Top companies with headquarters in Dallas include AT&T, Dean Foods, Texas Instruments, Southwest Airlines, Energy Future Holdings Corporation, Tenet Healthcare, Affiliated Computer Services, Energy Transfer Equity, Celanese and Atmos Energy. There are also many major companies with headquarters in the Dallas-Fort Worth metroplex, such as 7-Eleven, Neiman Marcus, American Airlines, RadioShack, Mary Kay Cosmetics, Fossil and others.
Culture and Arts
Dallas has a rich cultural and artistic life. The Art District section in Downtown Dallas is home to the Dallas Museum of Art, Dallas Symphony Orchestra, Dallas Wind Symphony, the Nasher Sculpture Center, the Dallas Opera and the Texas Ballet Theatre, Dallas Theatre Center and other important cultural institutions.
Deep Ellum, a district just east of Downtown, was a major jazz and blues hotspot in the 1920s and 1930s, when musicians such as Leadbelly, Robert Johnson and Blind Lemon Jefferson used to play there.

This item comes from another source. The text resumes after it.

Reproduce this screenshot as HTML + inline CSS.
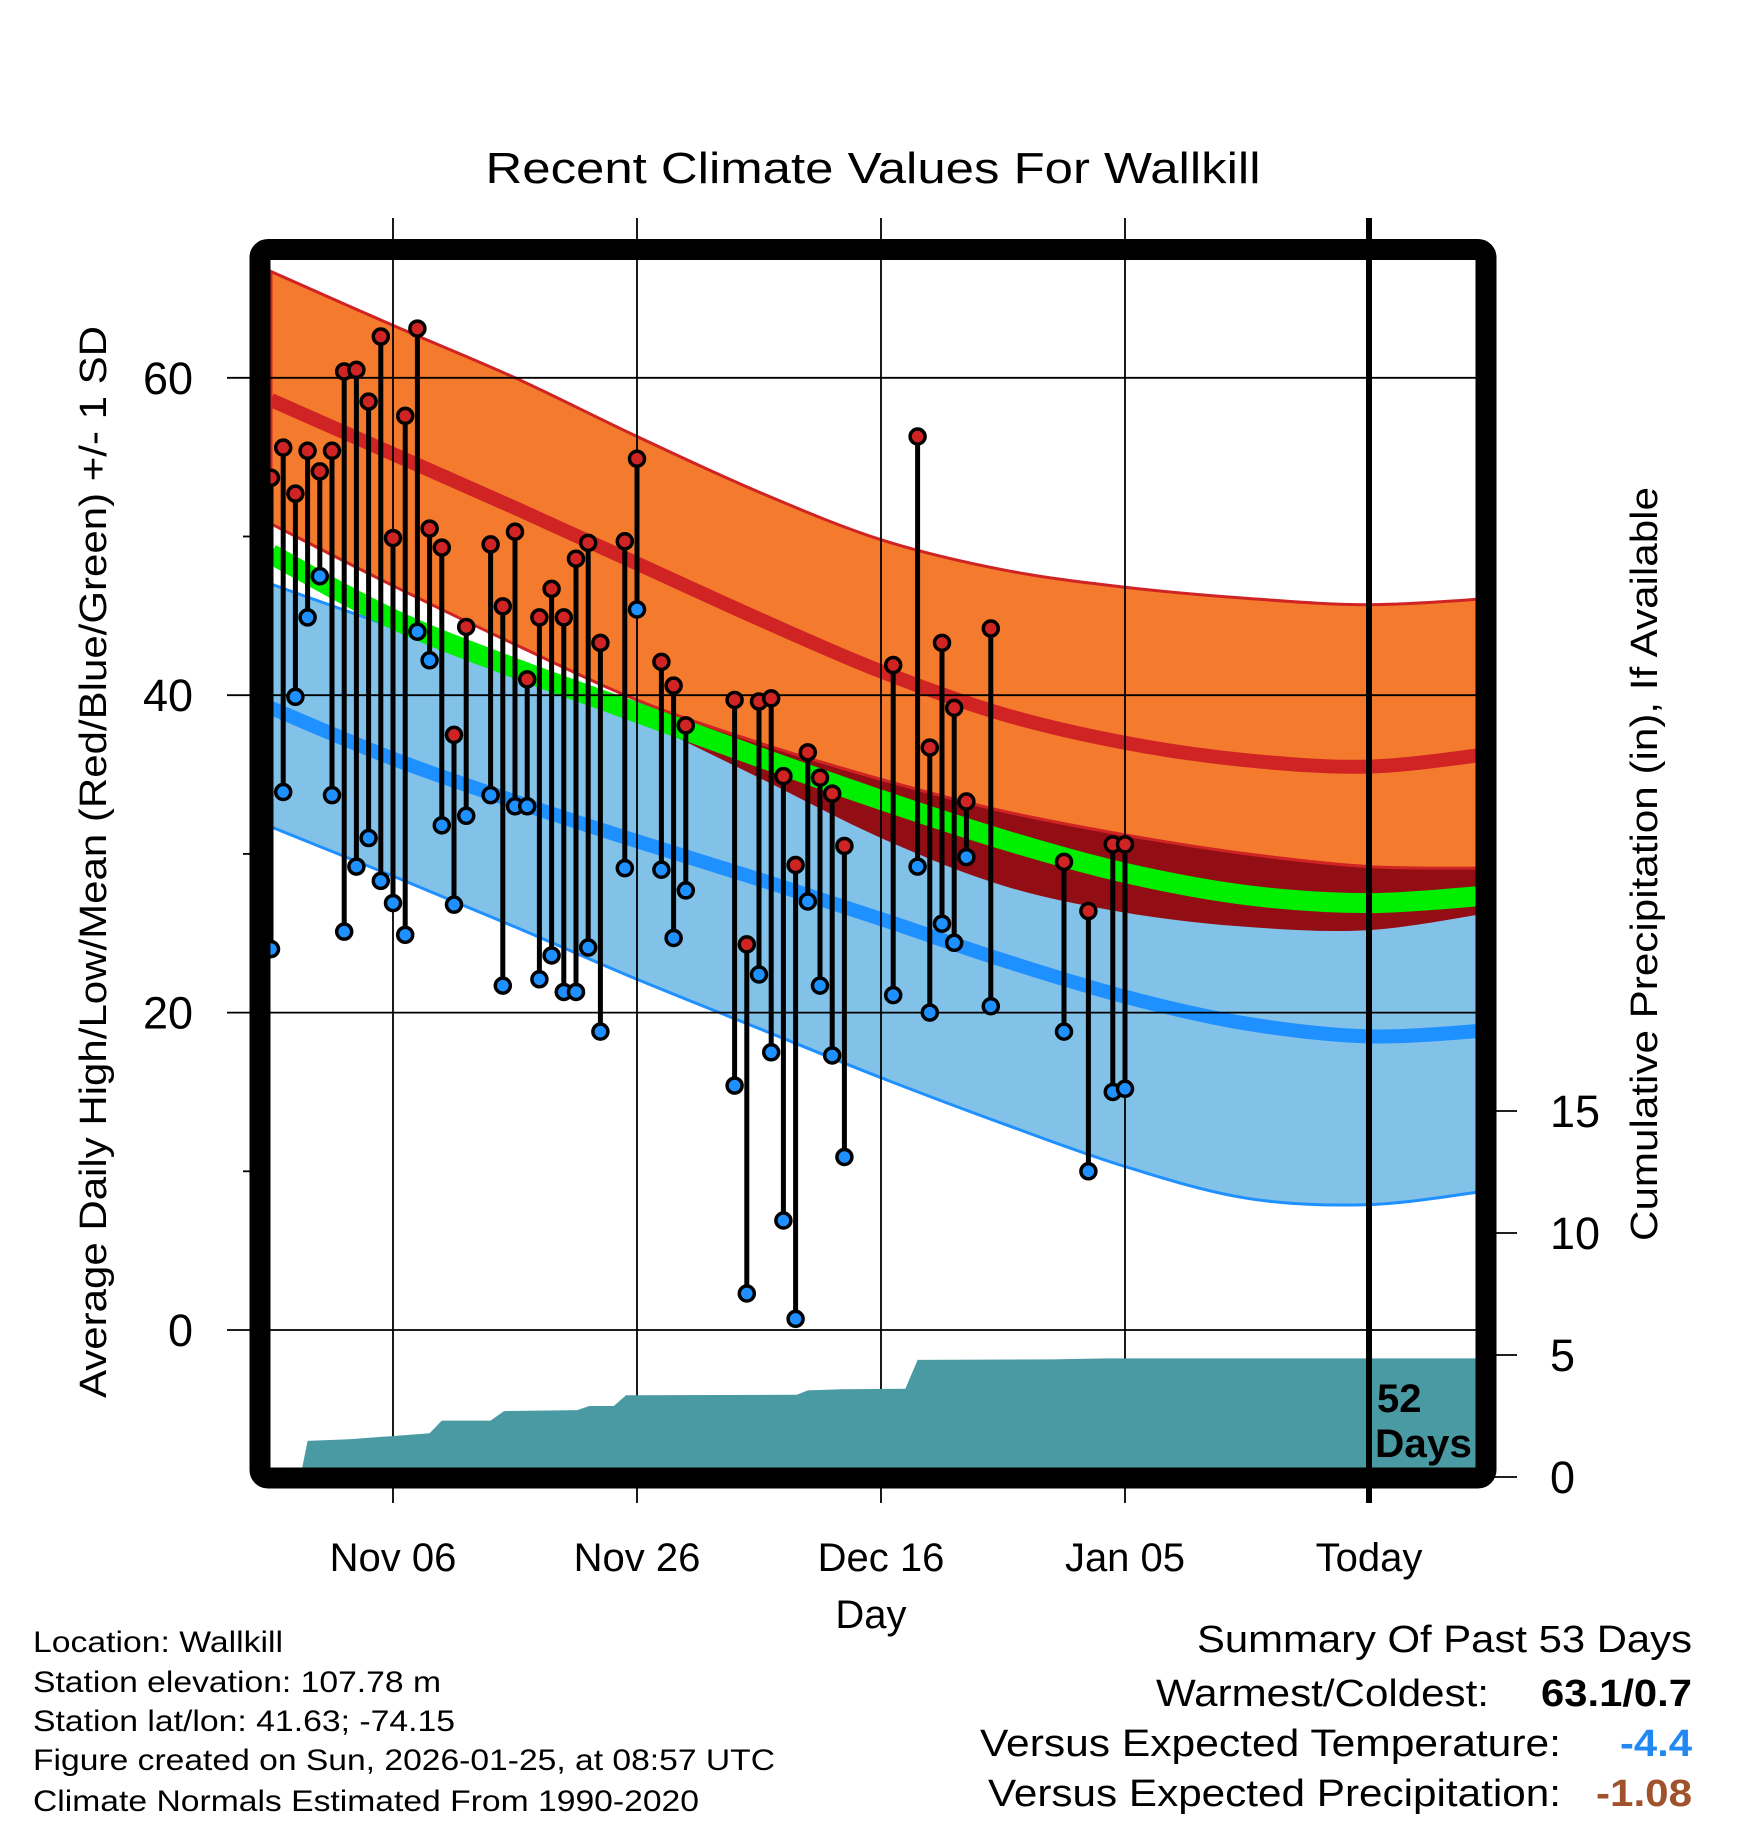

Today, it is home to a large artistic community and also famous for many fine examples of the graffiti art.
As for the religion, Dallas is predominantly Protestant, with large Methodist, Presbyterian and Baptist communities. It is also often considered to be the “Prison Ministry Capitol of the World,” due to its large prison ministry community. The Catholic Church is also strong in the city. Furthermore, Dallas has the largest Jewish population of all cities in Texas, as well as large LDS, Muslim, and Sikh communities. In addition, Dallas is believed to be the home of the world’s largest Christian LGBT church, the Cathedral of Hope.
Important annual events in Dallas include State Fair of Texas, the Red River Shootout (University of Texas at Austin versus University of Oklahoma, played at the Cotton Bowl), Cinco de Mayo festivities and Saint Patrick’s Day Parade.
Dallas has its own cuisine, based primarily on barbecue and authentic Mexican and Tex-Mex dishes. Frozen margarita is probably the most famous product of culinary scene in Dallas.
Education in Dallas
Notable institutions of higher education in Dallas include Southern Methodist University in Dallas, University of Texas at Dallas, Dallas Baptist University, Paul Quinn College, Dallas Christian College, the University of Texas Southwestern Medical College, the University of North Texas at Dallas and others.
As for the sports, Dallas is home to the Dallas Cowboys (NFL), Dallas Mavericks (NBA), Dallas Stars (NHL) and Texas Rangers (MLB).